UNA VISITA A ARABIA
Francisco había visitado una vez la Arabia y contaba sus aventuras a algunos de sus camaradas de colegio. “No viven los árabes en casas en el desierto -les decía-, sino bajo grandes tiendas, y así que nos vieron llegar, el viejo beduino y su hijito Hamid se apresuraron a salir a caballo a nuestro encuentro.
“Hamid es un muchacho muy guapo. Creo que en su vida debe haber jugado al fútbol o al críquet, pero en cambio es un excelente tirador. Su vida es tan distinta de la nuestra, que enseñan a los niños árabes, chiquitos todavía, a defenderse, y ellos prefieren jugar con armas de fuego mejor que con todos los juguetes que podáis darles.
“Los beduinos son famosos por su hospitalidad. Mientras sois sus huéspedes, os tratan lo mejor que pueden; pero la visita no debe prolongarse más de tres días, y al marcharos os recomiendan a otro amigo.

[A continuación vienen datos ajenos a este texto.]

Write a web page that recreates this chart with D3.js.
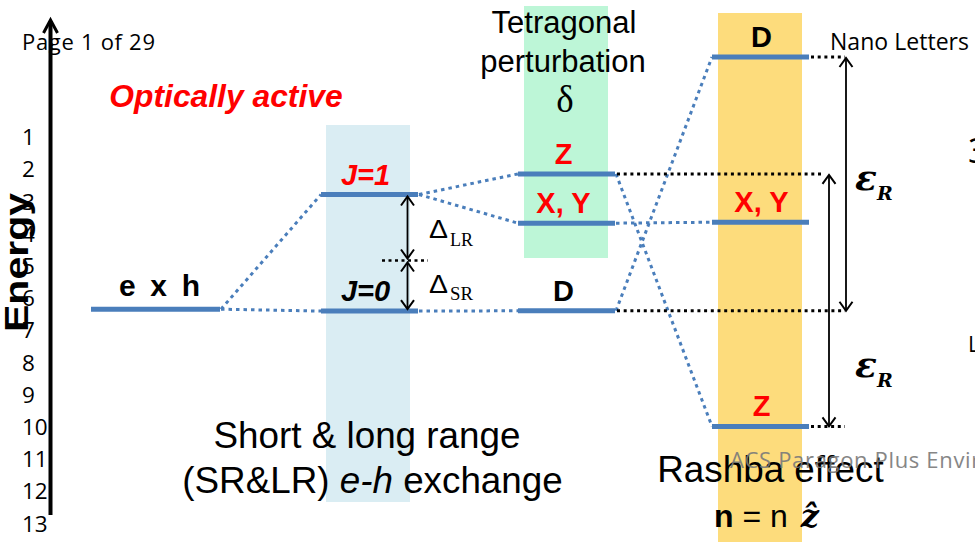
<!DOCTYPE html>
<html><head><meta charset="utf-8">
<script src="https://cdn.jsdelivr.net/npm/d3@7"></script>
<style>html,body{margin:0;padding:0;background:#fff;overflow:hidden}svg{display:block}</style>
</head><body>
<svg id="c" width="975" height="542"></svg>
<script>
// ---------------- DATA ----------------
const tickLabels = [1, 2, 3, 4, 5, 6, 7, 8, 9, 10, 11, 12, 13];
const columns = ["bare", "exchange", "tetragonal", "rashba"];
const levelColumn = ["bare", "exchange", "exchange", "tetragonal", "tetragonal", "tetragonal", "rashba", "rashba", "rashba"];
const levelEnergy = [6.33, 2.77, 6.39, 2.13, 3.66, 6.38, -1.50, 3.63, 9.97];
const levelLabel = ["e x h", "J=1", "J=0", "Z", "X, Y", "D", "D", "X, Y", "Z"];
const levelActive = [false, true, false, true, true, false, false, true, true];
const links = [[0, 1], [0, 2], [1, 3], [1, 4], [2, 5], [3, 8], [4, 7], [5, 6]];
const srReference = 4.82;           // J=0 + Δ_SR
const guideLevels = [6, 3, 5, 8];   // levels extended to the ε_R arrows
const rashbaPairs = [[6, 5], [3, 8]]; // ε_R splittings (upper, lower)

// ---------------- LAYOUT ----------------
const svg = d3.select("#c");
const y = d3.scaleLinear().domain([1, 13]).range([137.5, 524]);
const xCenter = d3.scaleOrdinal().domain(columns).range([155.5, 369.5, 566.5, 760.5]);
const halfW = d3.scaleOrdinal().domain(columns).range([64.5, 48.5, 48.5, 48.5]);
const labelDx = d3.scaleOrdinal().domain(columns).range([4, -4, -3, 1]);
const labelItalic = d3.scaleOrdinal().domain(columns).range([false, true, false, false]);
const guideEnd = [845, 822, 845, 845];
const epsX = [846, 829];

const BLUE = "#4a7ebb", RED = "#ff0000";
const SANS = "'Liberation Sans', Arial, sans-serif";
const SERIF = "'Liberation Serif', 'Times New Roman', serif";
const MYRIAD = "'Open Sans', 'Noto Sans', sans-serif";

// background bands
const bands = [
  {x0: 326, x1: 410, y0: 125, y1: 502, fill: "#daedf3"},
  {x0: 524, x1: 608, y0: 6, y1: 258, fill: "#bdf6d7"},
  {x0: 718, x1: 802, y0: 13, y1: 542, fill: "#fddc7c"}
];
svg.selectAll("rect.band").data(bands).join("rect").attr("class", "band")
  .attr("x", d => d.x0).attr("y", d => d.y0)
  .attr("width", d => d.x1 - d.x0).attr("height", d => d.y1 - d.y0)
  .attr("fill", d => d.fill);

function txt(x, yy, s, o = {}) {
  const t = svg.append("text").attr("x", x).attr("y", yy)
    .attr("font-family", o.family || SANS)
    .attr("font-size", o.size || 20)
    .attr("font-weight", o.weight || "normal")
    .attr("font-style", o.style || "normal")
    .attr("fill", o.fill || "#000")
    .attr("text-anchor", o.anchor || "start");
  if (o.len) t.attr("textLength", o.len).attr("lengthAdjust", o.adjust || "spacing");
  if (o.opacity) t.attr("opacity", o.opacity);
  if (s !== null) t.text(s);
  return t;
}

// ---------------- AXIS ----------------
const axis = d3.axisLeft(y).tickValues(tickLabels).tickSize(0).tickFormat(d3.format("d"));
const ag = svg.append("g").attr("transform", "translate(22,0)").call(axis);
ag.select(".domain").remove();
ag.selectAll("text").attr("x", 0).attr("text-anchor", "start")
  .attr("font-family", MYRIAD).attr("font-size", 22.5).attr("fill", "#000");
svg.append("line").attr("x1", 50.5).attr("x2", 50.5).attr("y1", 21).attr("y2", 515)
  .attr("stroke", "#000").attr("stroke-width", 4);
svg.append("path").attr("d", "M43.5,33 L50.5,20 L57.5,33").attr("fill", "none")
  .attr("stroke", "#000").attr("stroke-width", 3);

txt(22, 50, "Page 1 of 29", {family: MYRIAD, size: 22, len: 133});
txt(830, 50, "Nano Letters", {family: MYRIAD, size: 23, len: 139});
svg.append("text").attr("transform", "translate(28,262.5) rotate(-90)")
  .attr("text-anchor", "middle").attr("font-family", SANS).attr("font-weight", "bold")
  .attr("font-size", 34).attr("textLength", 139).attr("lengthAdjust", "spacingAndGlyphs")
  .text("Energy");

// ---------------- CONNECTORS ----------------
const lx = i => xCenter(levelColumn[i]) - halfW(levelColumn[i]);
const rx = i => xCenter(levelColumn[i]) + halfW(levelColumn[i]);
svg.selectAll("line.link").data(links).join("line").attr("class", "link")
  .attr("x1", d => rx(d[0]) + 1).attr("y1", d => y(levelEnergy[d[0]]))
  .attr("x2", d => lx(d[1])).attr("y2", d => y(levelEnergy[d[1]]))
  .attr("stroke", BLUE).attr("stroke-width", 3).attr("stroke-dasharray", "3.5,4");

svg.selectAll("line.guide").data(guideLevels).join("line").attr("class", "guide")
  .attr("x1", d => rx(d) + 2).attr("y1", d => y(levelEnergy[d]))
  .attr("x2", (d, i) => guideEnd[i]).attr("y2", d => y(levelEnergy[d]))
  .attr("stroke", "#000").attr("stroke-width", 3).attr("stroke-dasharray", "3,3.7");

// SR reference (short dotted)
svg.append("line").attr("x1", 382).attr("x2", 428).attr("y1", y(srReference)).attr("y2", y(srReference))
  .attr("stroke", "#000").attr("stroke-width", 2.5).attr("stroke-dasharray", "3,3.5");

// ---------------- LEVELS ----------------
const lv = d3.range(levelEnergy.length);
svg.selectAll("line.level").data(lv).join("line").attr("class", "level")
  .attr("x1", lx).attr("x2", rx)
  .attr("y1", i => y(levelEnergy[i])).attr("y2", i => y(levelEnergy[i]))
  .attr("stroke", BLUE).attr("stroke-width", 5);

lv.forEach(i => {
  const c = levelColumn[i];
  txt(xCenter(c) + labelDx(c), y(levelEnergy[i]) - (c === "bare" ? 13 : 10), levelLabel[i], {
    size: c === "bare" ? 30 : 29, weight: "bold", style: labelItalic(c) ? "italic" : "normal",
    fill: levelActive[i] ? RED : "#000", anchor: "middle",
    len: c === "bare" ? 81 : null
  });
});

// ---------------- ARROWS ----------------
function dArrow(x, y1, y2, w) {
  svg.append("line").attr("x1", x).attr("x2", x).attr("y1", y1 + 1).attr("y2", y2 - 1)
    .attr("stroke", "#000").attr("stroke-width", w);
  const hw = 6.5, hl = 9;
  svg.append("path").attr("d", `M${x - hw},${y1 + hl} L${x},${y1} L${x + hw},${y1 + hl}`)
    .attr("fill", "none").attr("stroke", "#000").attr("stroke-width", 2);
  svg.append("path").attr("d", `M${x - hw},${y2 - hl} L${x},${y2} L${x + hw},${y2 - hl}`)
    .attr("fill", "none").attr("stroke", "#000").attr("stroke-width", 2);
}
dArrow(407.5, y(levelEnergy[1]) + 2, y(srReference) - 2, 1.8);
dArrow(407.5, y(srReference) + 2, y(levelEnergy[2]) - 2, 1.8);
rashbaPairs.forEach((p, k) => dArrow(epsX[k], y(levelEnergy[p[0]]) + 1, y(levelEnergy[p[1]]), 1.8));

// Δ labels
[["LR", 238, 246], ["SR", 293, 300]].forEach(([s, b, sb]) => {
  txt(429, b, "Δ", {size: 25, family: SANS, len: 19, adjust: "spacingAndGlyphs"});
  txt(450, sb, s, {size: 18, family: SERIF, len: 23, adjust: "spacingAndGlyphs"});
});

// ε_R labels
[190, 377].forEach(b => {
  const t = txt(855, b, null, {family: "'DejaVu Serif', serif", weight: "bold", style: "italic", size: 36});
  t.append("tspan").text("ε");
  t.append("tspan").attr("font-size", 19).attr("dy", 10).text("R");
});

// ---------------- TEXT ----------------
txt(226, 107, "Optically active", {size: 31.8, weight: "bold", style: "italic", fill: RED, anchor: "middle"});
txt(564, 33, "Tetragonal", {size: 31, anchor: "middle"});
txt(563, 72, "perturbation", {size: 31, anchor: "middle"});
txt(565, 112, "δ", {size: 37, family: SERIF, anchor: "middle"});

txt(367, 448, "Short & long range", {size: 36.8, anchor: "middle"});
const l2 = txt(372.5, 493, null, {size: 36.8, anchor: "middle"});
l2.append("tspan").text("(SR&LR) ");
l2.append("tspan").attr("font-style", "italic").text("e-h");
l2.append("tspan").text(" exchange");

txt(770.5, 482, "Rashba effect", {size: 36.8, anchor: "middle"});
const nz = txt(714, 527, null, {size: 32});
nz.append("tspan").attr("font-weight", "bold").text("n");
nz.append("tspan").text(" = n ");
nz.append("tspan").attr("font-family", "'DejaVu Serif', serif").attr("font-weight", "bold")
  .attr("font-style", "italic").attr("dx", 4).text("ẑ");

txt(730, 468, "ACS Paragon Plus Environment", {family: MYRIAD, size: 22, fill: "#7a7a7a", opacity: 0.9, len: 335});

// cut-off glyphs at right page edge
txt(968, 163, "3", {family: MYRIAD, size: 34});
txt(968, 352, "L", {family: MYRIAD, size: 22});
</script>
</body></html>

“La costumbre más chocante de ellos es la manera de comer. Nos sentamos en alfombras alrededor de una mesa baja en la cual había una fuente, de la que todos nos servíamos con los dedos. Había muchos manjares; carne de cabra, arroz, pastelillos calientes, frutas frescas y el café más delicioso. Los árabes están orgullosos de su café, y es privilegio del hijo mayor moler los granos con que el padre ha de preparar la bebida. Dispuesto ya todo, el beduino escogió un pedazo de carne y lo introdujo en la boca de mi padre, por ser el huésped principal; después, cada cual se sirvió de la fuente común. Terminada la comida, los hombres, reclinados en almohadones, fumaron sus chibuquíes, y a la hora de acostarse, Hamid me llevó a su rincón de la tienda, sacó dos mantas de lana, me dio una, se envolvió en la otra y poco después dormíamos los dos sumidos en profundo sueño.”